__Short task__
Your task is to copy the listing exactly, with the pictures left out.
Begin Data excerpt
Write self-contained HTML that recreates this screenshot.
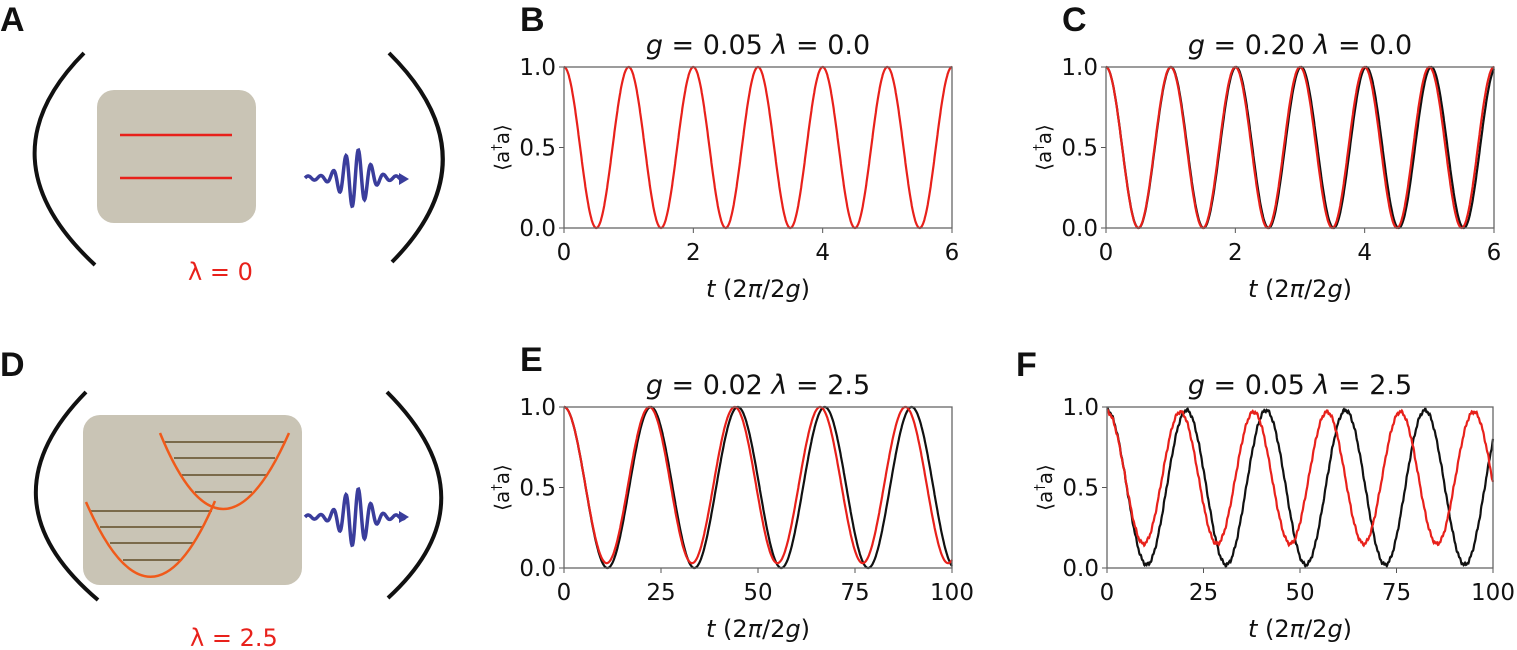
<!DOCTYPE html>
<html><head><meta charset="utf-8"><style>
body{margin:0;background:#fff;width:1517px;height:650px;overflow:hidden}
svg{display:block}
text{font-family:"DejaVu Sans","Liberation Sans",sans-serif;fill:#111}
</style></head><body>
<svg id="s" width="1517" height="650" viewBox="0 0 1517 650" xmlns="http://www.w3.org/2000/svg">
<g>
<text x="0" y="31" style="font-family:'Liberation Sans';font-weight:bold;font-size:34px">A</text>
<text x="520" y="31" style="font-family:'Liberation Sans';font-weight:bold;font-size:34px">B</text>
<text x="1062" y="31" style="font-family:'Liberation Sans';font-weight:bold;font-size:34px">C</text>
<text x="0" y="376" style="font-family:'Liberation Sans';font-weight:bold;font-size:34px">D</text>
<text x="520" y="371" style="font-family:'Liberation Sans';font-weight:bold;font-size:34px">E</text>
<text x="1016" y="376" style="font-family:'Liberation Sans';font-weight:bold;font-size:34px">F</text>
</g>
<!-- Panel A -->
<path d="M84,53 Q-20,158 95,265" fill="none" stroke="#111" stroke-width="4"/>
<path d="M389,53 Q495,158 392,262" fill="none" stroke="#111" stroke-width="4"/>
<rect x="97" y="90" width="159" height="133" rx="17" fill="#c9c4b5"/>
<line x1="120" y1="135" x2="232" y2="135" stroke="#e8211b" stroke-width="2.5"/>
<line x1="120" y1="178" x2="232" y2="178" stroke="#e8211b" stroke-width="2.5"/>
<path id="waveA" fill="none" stroke="#3a3d9c" stroke-width="3.5"/>
<polygon points="399,173 409,179 399,185" fill="#3a3d9c"/>
<text x="188" y="280" font-size="24"><tspan fill="#e8211b">λ = 0</tspan></text>
<!-- Panel D -->
<path d="M86,392 Q-20,500 98,600" fill="none" stroke="#111" stroke-width="4"/>
<path d="M387,392 Q495,500 388,598" fill="none" stroke="#111" stroke-width="4"/>
<rect x="83" y="415" width="219" height="170" rx="17" fill="#c9c4b5"/>
<g stroke="#7a6a4a" stroke-width="2">
<line x1="165" y1="442" x2="285" y2="442"/><line x1="174" y1="458" x2="275" y2="458"/>
<line x1="182" y1="475" x2="266" y2="475"/><line x1="195" y1="492" x2="252" y2="492"/>
<line x1="90" y1="511" x2="212" y2="511"/><line x1="100" y1="527" x2="203" y2="527"/>
<line x1="110" y1="543" x2="193" y2="543"/><line x1="123" y1="560" x2="180" y2="560"/>
</g>
<path d="M160,433 Q222,585 289,433" fill="none" stroke="#f05a1a" stroke-width="2.5"/>
<path d="M86,502 Q151,652 215,501" fill="none" stroke="#f05a1a" stroke-width="2.5"/>
<path id="waveD" fill="none" stroke="#3a3d9c" stroke-width="3.5"/>
<polygon points="399,511 409,517 399,523" fill="#3a3d9c"/>
<text x="190" y="646" font-size="24"><tspan fill="#e8211b">λ = 2.5</tspan></text>
<g id="plots"></g>
</svg>
<script>
function wave(id,y0){var d="";for(var i=0;i<=200;i++){var x=305+i*0.5;var u=(x-355)/17;var y=y0-27*Math.exp(-u*u)*Math.sin((x-305)*0.5)-2*Math.sin((x-305)*0.5);d+=(i?"L":"M")+x.toFixed(1)+","+y.toFixed(1);}document.getElementById(id).setAttribute("d",d);}
wave("waveA",178);wave("waveD",517);
var g=document.getElementById("plots"),out="";
function panel(x0,x1,y0,y1,xmax,xt,title,series){
 var W=x1-x0,H=y1-y0;
 out+='<text x="'+((x0+x1)/2)+'" y="'+(y0-13)+'" font-size="27" text-anchor="middle"><tspan font-style="italic">g</tspan> = '+title[0]+' <tspan font-style="italic">λ</tspan> = '+title[1]+'</text>';
 [0,0.5,1].forEach(function(v){var y=y1-v*H;out+='<line x1="'+(x0-5)+'" y1="'+y+'" x2="'+x0+'" y2="'+y+'" stroke="#555" stroke-width="1"/><text x="'+(x0-8)+'" y="'+(y+8)+'" font-size="23" text-anchor="end">'+v.toFixed(1)+'</text>';});
 xt.forEach(function(v){var x=x0+v/xmax*W;out+='<line x1="'+x+'" y1="'+y1+'" x2="'+x+'" y2="'+(y1+5)+'" stroke="#555" stroke-width="1"/><text x="'+x+'" y="'+(y1+32)+'" font-size="23" text-anchor="middle">'+v+'</text>';});
 out+='<text transform="translate('+(x0-55)+','+((y0+y1)/2)+') rotate(-90)" font-size="20" fill="#333" text-anchor="middle">⟨a<tspan font-size="13" dy="-8">†</tspan><tspan dy="8">a⟩</tspan></text>';
 out+='<text x="'+((x0+x1)/2)+'" y="'+(y1+69)+'" font-size="24" text-anchor="middle"><tspan font-style="italic">t</tspan> (2<tspan font-style="italic">π</tspan>/2<tspan font-style="italic">g</tspan>)</text>';
 series.forEach(function(s){var d="";for(var i=0;i<=800;i++){var t=i/800*xmax;var v=s.f(t);var x=x0+i/800*W,y=y1-v*H;d+=(i?"L":"M")+x.toFixed(1)+","+y.toFixed(1);}out+='<path d="'+d+'" fill="none" stroke="'+s.c+'" stroke-width="2.2"/>';});
 out+='<rect x="'+x0+'" y="'+y0+'" width="'+W+'" height="'+H+'" fill="none" stroke="#666" stroke-width="1.3"/>';
}
function osc(P,mn,mx,ph,noise){return function(t){var c=(1+Math.cos(2*Math.PI*(t-ph)/P))/2;var n=noise?noise*Math.sin(t*7.3)*Math.sin(t*3.1):0;return mn+(mx-mn)*c+n;};}
panel(564,952,67,228,6,[0,2,4,6],["0.05","0.0"],[{c:"#e8211b",f:osc(1,0,1,0)}]);
panel(1106,1494,67,228,6,[0,2,4,6],["0.20","0.0"],[{c:"#111",f:osc(1.006,0,1,0)},{c:"#e8211b",f:osc(1,0,1,0)}]);
panel(564,952,407,568,100,[0,25,50,75,100],["0.02","2.5"],[{c:"#111",f:osc(22.4,0,1,0)},{c:"#e8211b",f:osc(22,0.03,1,0)}]);
panel(1107,1493,407,568,100,[0,25,50,75,100],["0.05","2.5"],[{c:"#111",f:osc(20.6,0.02,0.98,0,0.012)},{c:"#e8211b",f:osc(19.0,0.15,0.97,0,0.012)}]);
g.innerHTML=out;
</script>
</body></html>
End Data excerpt
__Response to the exercise__
Write self-contained HTML that recreates this screenshot.
<!DOCTYPE html>
<html><head><meta charset="utf-8"><style>
body{margin:0;background:#fff;width:1517px;height:650px;overflow:hidden}
svg{display:block}
text{font-family:"DejaVu Sans","Liberation Sans",sans-serif;fill:#111}
</style></head><body>
<svg id="s" width="1517" height="650" viewBox="0 0 1517 650" xmlns="http://www.w3.org/2000/svg">
<g>
<text x="0" y="31" style="font-family:'Liberation Sans';font-weight:bold;font-size:34px">A</text>
<text x="520" y="31" style="font-family:'Liberation Sans';font-weight:bold;font-size:34px">B</text>
<text x="1062" y="31" style="font-family:'Liberation Sans';font-weight:bold;font-size:34px">C</text>
<text x="0" y="376" style="font-family:'Liberation Sans';font-weight:bold;font-size:34px">D</text>
<text x="520" y="371" style="font-family:'Liberation Sans';font-weight:bold;font-size:34px">E</text>
<text x="1016" y="376" style="font-family:'Liberation Sans';font-weight:bold;font-size:34px">F</text>
</g>
<!-- Panel A -->
<path d="M84,53 Q-20,158 95,265" fill="none" stroke="#111" stroke-width="4"/>
<path d="M389,53 Q495,158 392,262" fill="none" stroke="#111" stroke-width="4"/>
<rect x="97" y="90" width="159" height="133" rx="17" fill="#c9c4b5"/>
<line x1="120" y1="135" x2="232" y2="135" stroke="#e8211b" stroke-width="2.5"/>
<line x1="120" y1="178" x2="232" y2="178" stroke="#e8211b" stroke-width="2.5"/>
<path id="waveA" fill="none" stroke="#3a3d9c" stroke-width="3.5"/>
<polygon points="399,173 409,179 399,185" fill="#3a3d9c"/>
<text x="188" y="280" font-size="24"><tspan fill="#e8211b">λ = 0</tspan></text>
<!-- Panel D -->
<path d="M86,392 Q-20,500 98,600" fill="none" stroke="#111" stroke-width="4"/>
<path d="M387,392 Q495,500 388,598" fill="none" stroke="#111" stroke-width="4"/>
<rect x="83" y="415" width="219" height="170" rx="17" fill="#c9c4b5"/>
<g stroke="#7a6a4a" stroke-width="2">
<line x1="165" y1="442" x2="285" y2="442"/><line x1="174" y1="458" x2="275" y2="458"/>
<line x1="182" y1="475" x2="266" y2="475"/><line x1="195" y1="492" x2="252" y2="492"/>
<line x1="90" y1="511" x2="212" y2="511"/><line x1="100" y1="527" x2="203" y2="527"/>
<line x1="110" y1="543" x2="193" y2="543"/><line x1="123" y1="560" x2="180" y2="560"/>
</g>
<path d="M160,433 Q222,585 289,433" fill="none" stroke="#f05a1a" stroke-width="2.5"/>
<path d="M86,502 Q151,652 215,501" fill="none" stroke="#f05a1a" stroke-width="2.5"/>
<path id="waveD" fill="none" stroke="#3a3d9c" stroke-width="3.5"/>
<polygon points="399,511 409,517 399,523" fill="#3a3d9c"/>
<text x="190" y="646" font-size="24"><tspan fill="#e8211b">λ = 2.5</tspan></text>
<g id="plots"></g>
</svg>
<script>
function wave(id,y0){var d="";for(var i=0;i<=200;i++){var x=305+i*0.5;var u=(x-355)/17;var y=y0-27*Math.exp(-u*u)*Math.sin((x-305)*0.5)-2*Math.sin((x-305)*0.5);d+=(i?"L":"M")+x.toFixed(1)+","+y.toFixed(1);}document.getElementById(id).setAttribute("d",d);}
wave("waveA",178);wave("waveD",517);
var g=document.getElementById("plots"),out="";
function panel(x0,x1,y0,y1,xmax,xt,title,series){
 var W=x1-x0,H=y1-y0;
 out+='<text x="'+((x0+x1)/2)+'" y="'+(y0-13)+'" font-size="27" text-anchor="middle"><tspan font-style="italic">g</tspan> = '+title[0]+' <tspan font-style="italic">λ</tspan> = '+title[1]+'</text>';
 [0,0.5,1].forEach(function(v){var y=y1-v*H;out+='<line x1="'+(x0-5)+'" y1="'+y+'" x2="'+x0+'" y2="'+y+'" stroke="#555" stroke-width="1"/><text x="'+(x0-8)+'" y="'+(y+8)+'" font-size="23" text-anchor="end">'+v.toFixed(1)+'</text>';});
 xt.forEach(function(v){var x=x0+v/xmax*W;out+='<line x1="'+x+'" y1="'+y1+'" x2="'+x+'" y2="'+(y1+5)+'" stroke="#555" stroke-width="1"/><text x="'+x+'" y="'+(y1+32)+'" font-size="23" text-anchor="middle">'+v+'</text>';});
 out+='<text transform="translate('+(x0-55)+','+((y0+y1)/2)+') rotate(-90)" font-size="20" fill="#333" text-anchor="middle">⟨a<tspan font-size="13" dy="-8">†</tspan><tspan dy="8">a⟩</tspan></text>';
 out+='<text x="'+((x0+x1)/2)+'" y="'+(y1+69)+'" font-size="24" text-anchor="middle"><tspan font-style="italic">t</tspan> (2<tspan font-style="italic">π</tspan>/2<tspan font-style="italic">g</tspan>)</text>';
 series.forEach(function(s){var d="";for(var i=0;i<=800;i++){var t=i/800*xmax;var v=s.f(t);var x=x0+i/800*W,y=y1-v*H;d+=(i?"L":"M")+x.toFixed(1)+","+y.toFixed(1);}out+='<path d="'+d+'" fill="none" stroke="'+s.c+'" stroke-width="2.2"/>';});
 out+='<rect x="'+x0+'" y="'+y0+'" width="'+W+'" height="'+H+'" fill="none" stroke="#666" stroke-width="1.3"/>';
}
function osc(P,mn,mx,ph,noise){return function(t){var c=(1+Math.cos(2*Math.PI*(t-ph)/P))/2;var n=noise?noise*Math.sin(t*7.3)*Math.sin(t*3.1):0;return mn+(mx-mn)*c+n;};}
panel(564,952,67,228,6,[0,2,4,6],["0.05","0.0"],[{c:"#e8211b",f:osc(1,0,1,0)}]);
panel(1106,1494,67,228,6,[0,2,4,6],["0.20","0.0"],[{c:"#111",f:osc(1.006,0,1,0)},{c:"#e8211b",f:osc(1,0,1,0)}]);
panel(564,952,407,568,100,[0,25,50,75,100],["0.02","2.5"],[{c:"#111",f:osc(22.4,0,1,0)},{c:"#e8211b",f:osc(22,0.03,1,0)}]);
panel(1107,1493,407,568,100,[0,25,50,75,100],["0.05","2.5"],[{c:"#111",f:osc(20.6,0.02,0.98,0,0.012)},{c:"#e8211b",f:osc(19.0,0.15,0.97,0,0.012)}]);
g.innerHTML=out;
</script>
</body></html>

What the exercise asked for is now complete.